Окончательно утратили форму медальона внешние поля и одновременно перепутались истоки персонификации Дней Творения в рукописи зальцбургской школы конца XII века, так называемой Библии Гумперта (Erlangen, cod. 121, f. 5v; илл. 50
). Шесть Дней Творения представлены в рамках, явно напоминающих мандорлы. Как и в Адмонтской и Михельбойернской Библиях, описанных нами в части III, в сцене Сотворения светил медальон Творения представлен за спиной Творца. На прямое родство с «коттоновским типом» указывают присутствующие в ряде сцен за спиной Творца ангелы. Но самое главное, в архитектурных ячейках между сценами Шестоднева представлены персонажи, стоящие на красных дисках подобно огненному херувиму в сцене Изгнания из рая коттоновского цикла, полуобнаженные и с атрибутами: светильниками разной формы, восходящими к атрибутам Света (см. главу «И увидел Бог свет…» в разделе Аппендикс) — в виде кувшинов, рогов и факелов (выше мы встречали все эти атрибуты у персонификаций четырех элементов в Библии Сент-Юбер). Хейманн говорит о влиянии византийской иконографии Октатевхов, однако мы, в свете сказанного выше о немецких циклах Генезиса, можем предположить скорее не прямое, а опосредованное, через римские гигантские Библии, восприятие ранневизантийской традиции (что более объяснимо и с практической точки зрения). Помещение персонажей в архитектурную ячейку, подобную вратам Рая, и появление атрибута херувима — пылающего колеса под ногами[495] — свидетельствует о влиянии римского цикла Творения, отраженного в миниатюрах, подобных Библии из Пантеона с ее четырехрегистровым фронтисписом.Итак, изображение Творения в первых двух описанных случаях приобретает вторичный характер — атрибута в руках аллегорического персонажа. Сам же аллегорический персонаж совершенно утерял связь с каким-то одним источником; он может выбираться в соответствии с несколькими разными принципами: восходить к календарному циклу (что диктуется самим характером концентрической композиции), к естественнонаучному ряду первоэлементов или к более очевидному с точки зрения смысла варианту «коттоновского» ангела-Дня, прямо, цитатно интегрированному в сложную, новую схему инициала IN, лишь отчасти родственную концентрической[496]

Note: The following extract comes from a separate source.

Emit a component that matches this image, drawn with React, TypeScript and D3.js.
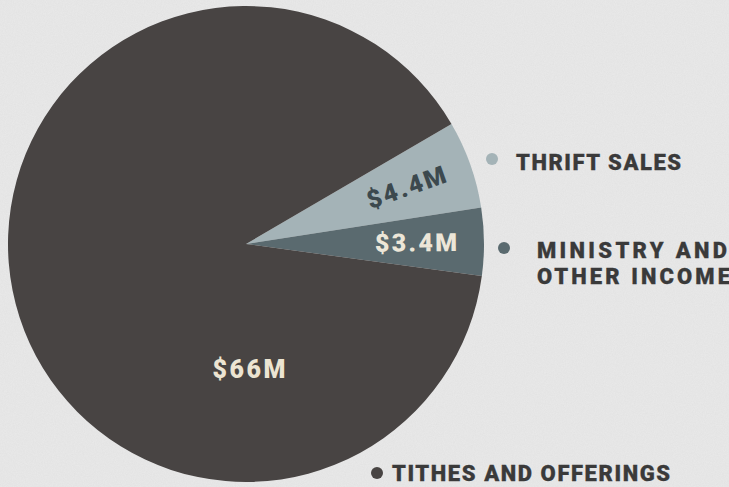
import { useEffect } from 'react'
import * as d3 from 'd3'

// slice data, in drawing order (clockwise from the upper-right edge)
const categories = ['THRIFT SALES', 'MINISTRY AND OTHER INCOME', 'TITHES AND OFFERINGS']
const values = [4.4, 3.4, 66]
const valueLabels = ['$4.4M', '$3.4M', '$66M']
const legendLines = [['THRIFT SALES'], ['MINISTRY AND', 'OTHER INCOME'], ['TITHES AND OFFERINGS']]

const colors = ['#a4b3b7', '#5a6a6f', '#484443']
const valueColors = ['#3c494e', '#ece6d8', '#ece4d2']

const W = 729
const H = 487
const cx = 246
const cy = 244
const radius = 238
const FONT = 'Roboto, "DejaVu Sans", sans-serif'

export default function App() {
  useEffect(() => {
    document.body.style.margin = '0'
  }, [])

  const start = (59.7 * Math.PI) / 180
  const pie = d3
    .pie<number>()
    .sort(null)
    .value((d) => d)
    .startAngle(start)
    .endAngle(start + Math.PI * 2)
  const arcs = pie(values)

  const arc = d3.arc<d3.PieArcDatum<number>>().innerRadius(0).outerRadius(radius)
  const labelArc = d3.arc<d3.PieArcDatum<number>>().innerRadius(170).outerRadius(170)

  // legend placement for each category
  const legendPos = [
    { dx: 492, dy: 159, tx: 516, ty: 170, widths: [165] },
    { dx: 504, dy: 248, tx: 537, ty: 258, widths: [190, 193] },
    { dx: 377, dy: 473, tx: 392, ty: 481, widths: [278] },
  ]
  const valueWidths = [82, 82, 73]

  return (
    <svg width={W} height={H} style={{ display: 'block' }}>
      <defs>
        <filter id="paper" x="0" y="0" width="100%" height="100%">
          <feTurbulence type="fractalNoise" baseFrequency="0.9" numOctaves={3} seed={4} />
          <feColorMatrix
            type="matrix"
            values="0 0 0 0 0.5  0 0 0 0 0.5  0 0 0 0 0.5  0 0 0 -1.4 1.1"
          />
        </filter>
      </defs>
      <rect width={W} height={H} fill="#e8e8e8" />
      <rect width={W} height={H} filter="url(#paper)" opacity={0.12} />

      <g transform={`translate(${cx},${cy})`}>
        {arcs.map((a, i) => (
          <path key={categories[i]} d={arc(a) ?? ''} fill={colors[i]} />
        ))}
        {arcs.map((a, i) => {
          let x: number
          let y: number
          let rot = 0
          if (i === 2) {
            // big slice label sits below the centre
            x = 3
            y = 125
          } else {
            ;[x, y] = labelArc.centroid(a)
            rot = (((a.startAngle + a.endAngle) / 2) * 180) / Math.PI - 90
          }
          return (
            <text
              key={valueLabels[i]}
              transform={`translate(${x},${y}) rotate(${rot})`}
              textAnchor="middle"
              dy="0.36em"
              fill={valueColors[i]}
              fontFamily={FONT}
              fontWeight={900}
              fontSize={25}
              textLength={valueWidths[i]}
            >
              {valueLabels[i]}
            </text>
          )
        })}
      </g>

      {legendPos.map((p, i) => (
        <g key={categories[i]}>
          <circle cx={p.dx} cy={p.dy} r={6} fill={colors[i]} />
          {legendLines[i].map((line, j) => (
            <text
              key={line}
              x={p.tx}
              y={p.ty + j * 26}
              fill="#3a3a3a"
              stroke="#3a3a3a"
              strokeWidth={0.3}
              fontFamily={FONT}
              fontWeight={900}
              fontSize={22}
              textLength={p.widths[j]}
            >
              {line}
            </text>
          ))}
        </g>
      ))}
    </svg>
  )
}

. Смысловые перемены в иконографии минимальны: персонификации остаются в одеждах «месяцев», лишаются крыльев и нимбов ангелов, сохраняя их общий типаж. Третий случай, Библия Гумперта (илл. 50, с. 292), — самый сложный и интересный; персонификации здесь приобретают совершенно размытые черты всех второстепенных героев «римского типа» (аллегорий Первого дня Творения, херувима в обрамлении райских врат), и вместе с тем они родственны месяцам и знакам зодиака с их атрибутами. Речь идет о композиционном и иконографическом творчестве на базе нескольких источников и сложении некоего универсального аллегорического персонажа из нескольких уровней «модулей».Этот «универсальный» аллегорический персонаж тяготеет, как видно по всем трем памятникам, к тому, чтобы заполнить любую по конфигурации периферийную зону, неизбежно возникающую в сложных геометрических композициях XII века.
«Коттоновский тип» в концентрической схеме. Его возможная комплексность
Самым ранним примером использования концентрической схемы для изображения Сотворения мира исследователи единодушно называют уже упоминавшийся выше ковер из Жироны (ок. 1097 г.[497]
; илл. 40, с. 236). Мануэль Кастинейрас возводит эту схему к каролингскому «Компутусу», скопированному в Риполльском скриптории (Vat. Lat. 123) при аббате Олибе[498]. Благословляющий Творец с кодексом здесь представлен в центре в коттоновской иконографии Logos Creator, в восьми полусегментах по сторонам от него — сцены Творения и Адам, нарекающий животных. В трех традиционных «коттоновских» случаях — Первом, Втором и Четвертом днях — представлены медальоны, в остальных «пейзаж» заполняет весь полусегмент. Однако говорить о точном следовании коттоновским «пейзажам» здесь трудно. Мы уже упоминали выше, что первая сцена жиронского ковра — Тьма над Бездной и Отделение Света от Тьмы — представляет голубя Святого Духа в медальоне, повторяющем коттоновскую сцену. Свет и тьма представлены в виде двух ангелов в малых полусегментах по сторонам от медальона с голубем и снабжены надписями: Lux и Tenebrae erant super faciem abyssi. Зальтен включает это изображение в перечень «ангелологических» Первых дней, связанных с теорией сотворения ангелов одновременно со Светом[499]. Скорее по аналогии с описанной во второй части аберрацией ангела Первого дня и персонификации Света во фресках Матеры здесь фигуры ангелов-Дней «коттоновского типа», очевидно, заменили персонификации Света и Тьмы Октатевхов и «римского типа» на более понятный вариант. В пользу этого обстоятельства говорит наличие у каждого из них в руках факела — атрибута Света в Октатевхах.